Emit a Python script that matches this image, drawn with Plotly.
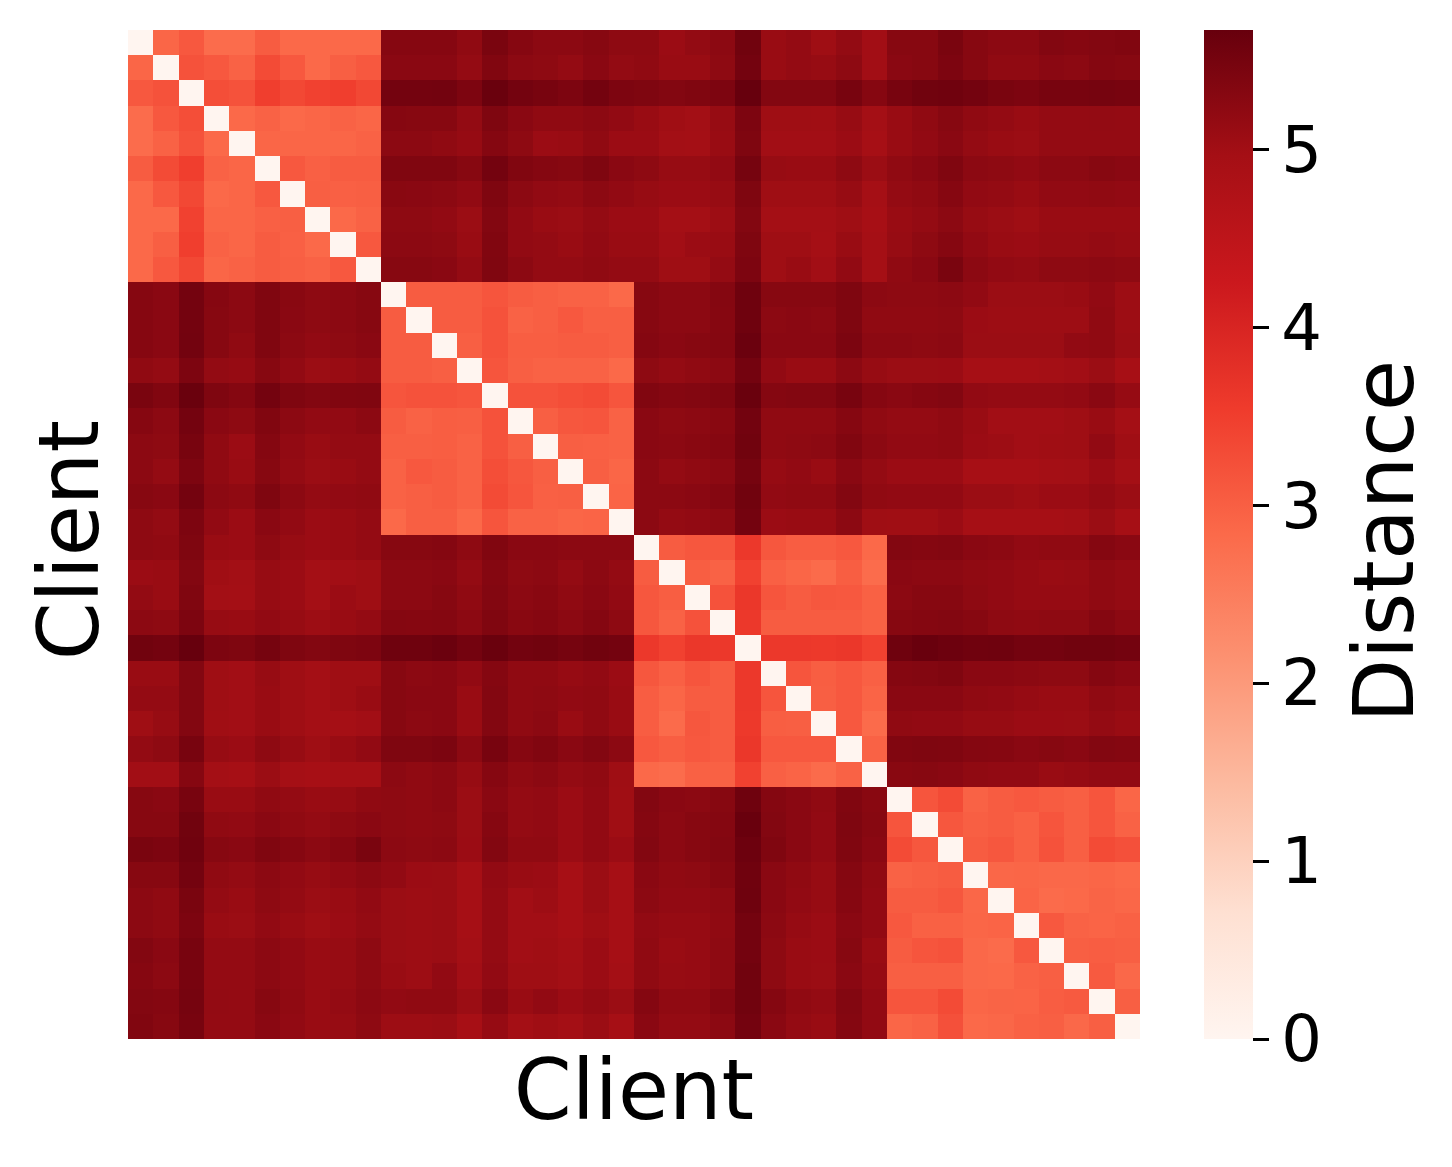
import plotly.graph_objects as go

# Upper triangle of the symmetric client distance matrix, one row per client
r00 = [0,2.9,3.1,2.8,2.8,3.05,2.85,2.85,2.85,2.85, 5.32,5.32,5.32,5.2,5.45,5.32,5.25,5.25,5.3,5.22, 5.22,5.08,5.17,5.25,5.55,5.1,5.15,5.03,5.17,5.0,5.3,5.3,5.45,5.3,5.25,5.25,5.35,5.32,5.35,5.37]
r01 = [0,3.2,3.1,2.95,3.3,3.1,2.85,3.0,3.1, 5.27,5.27,5.27,5.15,5.37,5.25,5.22,5.15,5.27,5.17, 5.2,5.1,5.1,5.22,5.52,5.1,5.15,5.12,5.22,5.0,5.27,5.3,5.42,5.3,5.2,5.2,5.27,5.25,5.33,5.3]
r02 = [0,3.25,3.2,3.5,3.35,3.45,3.5,3.35, 5.52,5.52,5.53,5.42,5.63,5.52,5.48,5.42,5.52,5.42, 5.4,5.35,5.38,5.42,5.67,5.35,5.35,5.35,5.47,5.32,5.47,5.55,5.57,5.52,5.45,5.42,5.47,5.47,5.5,5.47]
r03 = [0,2.85,2.95,2.85,2.9,2.95,2.9, 5.32,5.3,5.3,5.17,5.4,5.27,5.2,5.2,5.25,5.18, 5.1,5.02,4.98,5.12,5.42,5.03,5.03,5.02,5.12,4.97,5.1,5.2,5.3,5.2,5.15,5.1,5.15,5.15,5.17,5.15]
r04 = [0,2.9,2.9,2.9,2.9,2.95, 5.25,5.25,5.2,5.13,5.33,5.22,5.08,5.1,5.2,5.08, 5.08,4.98,4.97,5.1,5.4,5.0,5.0,5.0,5.08,4.95,5.1,5.18,5.27,5.15,5.1,5.07,5.15,5.15,5.15,5.15]
r05 = [0,3.1,2.98,3.05,3.05, 5.38,5.38,5.38,5.3,5.52,5.37,5.33,5.3,5.4,5.27, 5.22,5.12,5.12,5.18,5.5,5.12,5.1,5.1,5.22,5.07,5.2,5.27,5.38,5.25,5.22,5.18,5.25,5.25,5.3,5.27]
r06 = [0,3.0,2.98,3.0, 5.28,5.27,5.25,5.18,5.4,5.25,5.18,5.15,5.25,5.18, 5.12,5.08,5.08,5.12,5.4,5.03,5.03,5.03,5.12,4.96,5.15,5.2,5.32,5.18,5.15,5.1,5.18,5.18,5.2,5.18]
r07 = [0,2.85,2.95, 5.22,5.22,5.18,5.07,5.35,5.18,5.1,5.07,5.15,5.08, 5.08,4.97,4.97,5.05,5.35,4.97,4.97,4.97,5.03,4.93,5.1,5.15,5.25,5.12,5.07,5.03,5.1,5.1,5.1,5.1]
r08 = [0,3.1, 5.25,5.25,5.22,5.1,5.37,5.18,5.15,5.1,5.18,5.1, 5.1,5.0,5.08,5.1,5.4,5.03,5.03,4.96,5.1,4.96,5.12,5.22,5.32,5.18,5.1,5.08,5.12,5.12,5.15,5.12]
r09 = [0, 5.3,5.3,5.27,5.15,5.38,5.25,5.15,5.15,5.2,5.15, 5.15,5.03,5.03,5.15,5.42,5.03,5.1,5.0,5.18,4.96,5.2,5.27,5.45,5.25,5.18,5.15,5.22,5.22,5.25,5.22]
r10 = [0,3.05,3.05,3.05,3.15,3.05,3.0,2.95,2.95,2.85, 5.3,5.25,5.25,5.33,5.58,5.3,5.3,5.3,5.4,5.25,5.22,5.22,5.25,5.18,5.07,5.07,5.07,5.1,5.18,5.05]
r11 = [0,3.05,3.05,3.2,2.95,3.0,3.1,3.0,3.0, 5.3,5.25,5.25,5.32,5.58,5.25,5.27,5.25,5.4,5.2,5.2,5.2,5.22,5.08,5.05,5.05,5.05,5.05,5.2,5.05]
r12 = [0,3.0,3.2,3.02,3.02,3.05,3.05,3.0, 5.33,5.27,5.3,5.33,5.62,5.27,5.27,5.27,5.43,5.25,5.25,5.22,5.25,5.07,5.07,5.07,5.07,5.18,5.2,5.07]
r13 = [0,3.15,3.0,2.95,2.95,2.95,2.85, 5.22,5.15,5.2,5.25,5.52,5.18,5.1,5.1,5.25,5.12,5.07,5.07,5.08,4.95,4.95,4.95,4.97,5.0,5.07,4.93]
r14 = [0,3.2,3.2,3.25,3.3,3.15, 5.37,5.33,5.35,5.38,5.63,5.33,5.35,5.35,5.48,5.32,5.27,5.32,5.35,5.18,5.15,5.15,5.15,5.18,5.27,5.13]
r15 = [0,3.0,3.12,3.15,2.95, 5.27,5.22,5.25,5.28,5.53,5.2,5.2,5.2,5.32,5.2,5.15,5.15,5.2,5.1,5.0,5.0,5.0,5.03,5.1,4.97]
r16 = [0,3.0,2.98,2.95, 5.27,5.25,5.28,5.32,5.55,5.2,5.22,5.25,5.37,5.25,5.18,5.18,5.2,5.08,5.05,5.0,5.02,5.03,5.18,5.02]
r17 = [0,3.0,2.9, 5.25,5.15,5.2,5.25,5.5,5.13,5.18,5.1,5.27,5.15,5.08,5.08,5.08,4.93,4.93,4.93,4.97,4.98,5.08,4.97]
r18 = [0,2.92, 5.25,5.25,5.27,5.33,5.55,5.18,5.2,5.2,5.35,5.2,5.18,5.18,5.18,5.07,5.07,5.03,5.08,5.08,5.15,5.07]
r19 = [0, 5.25,5.15,5.18,5.22,5.52,5.08,5.1,5.1,5.25,5.03,5.02,5.02,5.08,4.95,4.95,4.95,4.95,4.97,5.07,4.95]
r20 = [0,3.05,3.12,3.12,3.6,3.12,3.03,3.03,3.1,2.85, 5.35,5.33,5.35,5.27,5.25,5.18,5.2,5.2,5.33,5.27]
r21 = [0,3.02,2.95,3.45,2.98,2.9,2.82,3.02,2.8, 5.27,5.25,5.25,5.2,5.18,5.13,5.1,5.12,5.2,5.15]
r22 = [0,3.2,3.62,3.15,3.05,3.12,3.1,2.97, 5.25,5.3,5.3,5.22,5.18,5.13,5.13,5.13,5.2,5.15]
r23 = [0,3.6,3.05,3.05,3.05,3.05,2.97, 5.3,5.33,5.35,5.3,5.22,5.2,5.22,5.22,5.33,5.25]
r24 = [0,3.6,3.6,3.58,3.62,3.45, 5.58,5.65,5.6,5.57,5.58,5.52,5.52,5.55,5.55,5.52]
r25 = [0,3.15,3.02,3.1,2.98, 5.33,5.35,5.38,5.27,5.27,5.25,5.22,5.22,5.33,5.27]
r26 = [0,3.0,3.1,2.92, 5.27,5.27,5.27,5.2,5.18,5.13,5.1,5.1,5.2,5.15]
r27 = [0,3.1,2.82, 5.2,5.18,5.18,5.12,5.12,5.08,5.08,5.07,5.15,5.1]
r28 = [0,2.95, 5.37,5.4,5.38,5.33,5.32,5.27,5.3,5.27,5.35,5.33]
r29 = [0, 5.28,5.3,5.27,5.2,5.18,5.18,5.1,5.13,5.18,5.18]
r30 = [0,3.15,3.3,2.95,3.05,3.1,3.05,3.0,3.15,2.9]
r31 = [0,3.12,3.0,3.05,2.97,3.15,3.0,3.15,2.95]
r32 = [0,3.05,3.12,2.97,3.2,3.0,3.3,3.22]
r33 = [0,2.88,2.9,2.87,2.87,2.9,2.85]
r34 = [0,2.92,2.82,2.85,2.93,2.88]
r35 = [0,3.1,2.95,2.92,2.97]
r36 = [0,3.0,3.03,3.0]
r37 = [0,3.07,2.87]
r38 = [0,3.0]
r39 = [0]

upper_rows = [r00,r01,r02,r03,r04,r05,r06,r07,r08,r09,r10,r11,r12,r13,r14,r15,r16,r17,r18,r19,
              r20,r21,r22,r23,r24,r25,r26,r27,r28,r29,r30,r31,r32,r33,r34,r35,r36,r37,r38,r39]
n = len(upper_rows)
z = [[0.0] * n for _ in range(n)]
for i, row in enumerate(upper_rows):
    for k, v in enumerate(row):
        z[i][i + k] = v
        z[i + k][i] = v

colorbar_ticks = [0, 1, 2, 3, 4, 5]
reds = ["#fff5f0", "#fee0d2", "#fcbba1", "#fc9272", "#fb6a4a", "#ef3b2c", "#cb181d", "#a50f15", "#67000d"]
colorscale = [[i / 8, c] for i, c in enumerate(reds)]
FONT = "DejaVu Sans"
title_font = dict(size=83, family=FONT, color="black")

fig = go.Figure(go.Heatmap(
    z=z, zmin=0, zmax=5.67, colorscale=colorscale,
    colorbar=dict(
        x=1.063, xanchor="left", xref="paper", y=0, yanchor="bottom", yref="paper",
        len=1, lenmode="fraction", thickness=49, thicknessmode="pixels",
        outlinewidth=0, tickmode="array", tickvals=colorbar_ticks, ticks="outside",
        ticklen=16, tickwidth=3, tickcolor="black", ypad=0, xpad=0,
        tickfont=dict(size=64, family=FONT, color="black"),
    ),
))
fig.add_annotation(text="Distance", textangle=-90, xref="paper", yref="paper",
                   x=1.242, y=0.4936, xanchor="center", yanchor="middle",
                   showarrow=False, font=title_font)
fig.add_annotation(text="Client", textangle=-90, xref="paper", yref="paper",
                   x=-0.058, y=0.4945, xanchor="center", yanchor="middle",
                   showarrow=False, font=title_font)
fig.update_xaxes(showticklabels=False, ticks="", showgrid=False, zeroline=False, showline=False,
                 title=dict(text="Client", font=title_font, standoff=21))
fig.update_yaxes(showticklabels=False, ticks="", showgrid=False, zeroline=False, showline=False,
                 autorange="reversed")
fig.update_layout(width=1436, height=1151, margin=dict(l=120, r=304, t=22, b=120, autoexpand=False),
                  paper_bgcolor="white", plot_bgcolor="white", font=dict(family=FONT))
fig.write_html("out.html")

__Set exercise__. Omit the pictures, then repeat exactly each line from the beginning of the listing through the line with "import plotly.graph_objects as go".

__Completed exercise__.
Emit a Python script that matches this image, drawn with Plotly.
import plotly.graph_objects as go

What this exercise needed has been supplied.